Would you repeat the listing exactly but omit every picture?

══════════

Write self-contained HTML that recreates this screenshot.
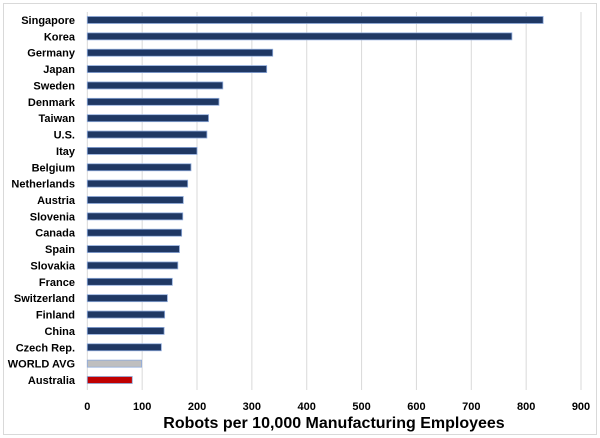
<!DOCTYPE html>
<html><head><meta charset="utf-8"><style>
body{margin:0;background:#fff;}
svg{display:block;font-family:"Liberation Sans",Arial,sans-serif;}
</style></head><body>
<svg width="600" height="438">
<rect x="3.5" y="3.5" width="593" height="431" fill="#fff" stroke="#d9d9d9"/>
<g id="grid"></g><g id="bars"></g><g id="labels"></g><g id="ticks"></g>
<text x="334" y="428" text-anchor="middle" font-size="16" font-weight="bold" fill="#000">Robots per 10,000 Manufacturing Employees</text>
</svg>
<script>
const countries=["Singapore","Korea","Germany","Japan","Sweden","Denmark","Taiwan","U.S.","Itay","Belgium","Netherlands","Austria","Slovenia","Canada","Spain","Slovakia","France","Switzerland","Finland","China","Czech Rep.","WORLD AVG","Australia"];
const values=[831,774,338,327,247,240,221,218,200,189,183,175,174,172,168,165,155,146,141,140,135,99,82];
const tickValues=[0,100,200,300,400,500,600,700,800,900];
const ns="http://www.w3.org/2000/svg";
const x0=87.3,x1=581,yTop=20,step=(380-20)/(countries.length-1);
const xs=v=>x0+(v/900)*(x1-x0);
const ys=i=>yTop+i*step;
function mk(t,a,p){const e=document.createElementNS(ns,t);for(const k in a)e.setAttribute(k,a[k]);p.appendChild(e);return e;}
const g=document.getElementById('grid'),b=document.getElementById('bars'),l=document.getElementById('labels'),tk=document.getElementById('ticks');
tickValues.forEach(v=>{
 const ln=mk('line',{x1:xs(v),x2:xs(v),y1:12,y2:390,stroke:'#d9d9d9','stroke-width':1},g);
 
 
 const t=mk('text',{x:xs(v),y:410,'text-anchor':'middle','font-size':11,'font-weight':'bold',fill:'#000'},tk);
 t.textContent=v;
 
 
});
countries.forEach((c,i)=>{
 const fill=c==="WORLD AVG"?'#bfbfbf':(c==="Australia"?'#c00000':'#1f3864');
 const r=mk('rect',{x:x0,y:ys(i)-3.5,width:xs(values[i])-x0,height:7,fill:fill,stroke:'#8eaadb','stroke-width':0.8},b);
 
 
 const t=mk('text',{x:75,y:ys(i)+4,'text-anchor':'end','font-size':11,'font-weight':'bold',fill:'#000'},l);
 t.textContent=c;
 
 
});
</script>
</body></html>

══════════

Problem solution:
Write self-contained HTML that recreates this screenshot.
<!DOCTYPE html>
<html><head><meta charset="utf-8"><style>
body{margin:0;background:#fff;}
svg{display:block;font-family:"Liberation Sans",Arial,sans-serif;}
</style></head><body>
<svg width="600" height="438">
<rect x="3.5" y="3.5" width="593" height="431" fill="#fff" stroke="#d9d9d9"/>
<g id="grid"></g><g id="bars"></g><g id="labels"></g><g id="ticks"></g>
<text x="334" y="428" text-anchor="middle" font-size="16" font-weight="bold" fill="#000">Robots per 10,000 Manufacturing Employees</text>
</svg>
<script>
const countries=["Singapore","Korea","Germany","Japan","Sweden","Denmark","Taiwan","U.S.","Itay","Belgium","Netherlands","Austria","Slovenia","Canada","Spain","Slovakia","France","Switzerland","Finland","China","Czech Rep.","WORLD AVG","Australia"];
const values=[831,774,338,327,247,240,221,218,200,189,183,175,174,172,168,165,155,146,141,140,135,99,82];
const tickValues=[0,100,200,300,400,500,600,700,800,900];
const ns="http://www.w3.org/2000/svg";
const x0=87.3,x1=581,yTop=20,step=(380-20)/(countries.length-1);
const xs=v=>x0+(v/900)*(x1-x0);
const ys=i=>yTop+i*step;
function mk(t,a,p){const e=document.createElementNS(ns,t);for(const k in a)e.setAttribute(k,a[k]);p.appendChild(e);return e;}
const g=document.getElementById('grid'),b=document.getElementById('bars'),l=document.getElementById('labels'),tk=document.getElementById('ticks');
tickValues.forEach(v=>{
 const ln=mk('line',{x1:xs(v),x2:xs(v),y1:12,y2:390,stroke:'#d9d9d9','stroke-width':1},g);
 
 
 const t=mk('text',{x:xs(v),y:410,'text-anchor':'middle','font-size':11,'font-weight':'bold',fill:'#000'},tk);
 t.textContent=v;
 
 
});
countries.forEach((c,i)=>{
 const fill=c==="WORLD AVG"?'#bfbfbf':(c==="Australia"?'#c00000':'#1f3864');
 const r=mk('rect',{x:x0,y:ys(i)-3.5,width:xs(values[i])-x0,height:7,fill:fill,stroke:'#8eaadb','stroke-width':0.8},b);
 
 
 const t=mk('text',{x:75,y:ys(i)+4,'text-anchor':'end','font-size':11,'font-weight':'bold',fill:'#000'},l);
 t.textContent=c;
 
 
});
</script>
</body></html>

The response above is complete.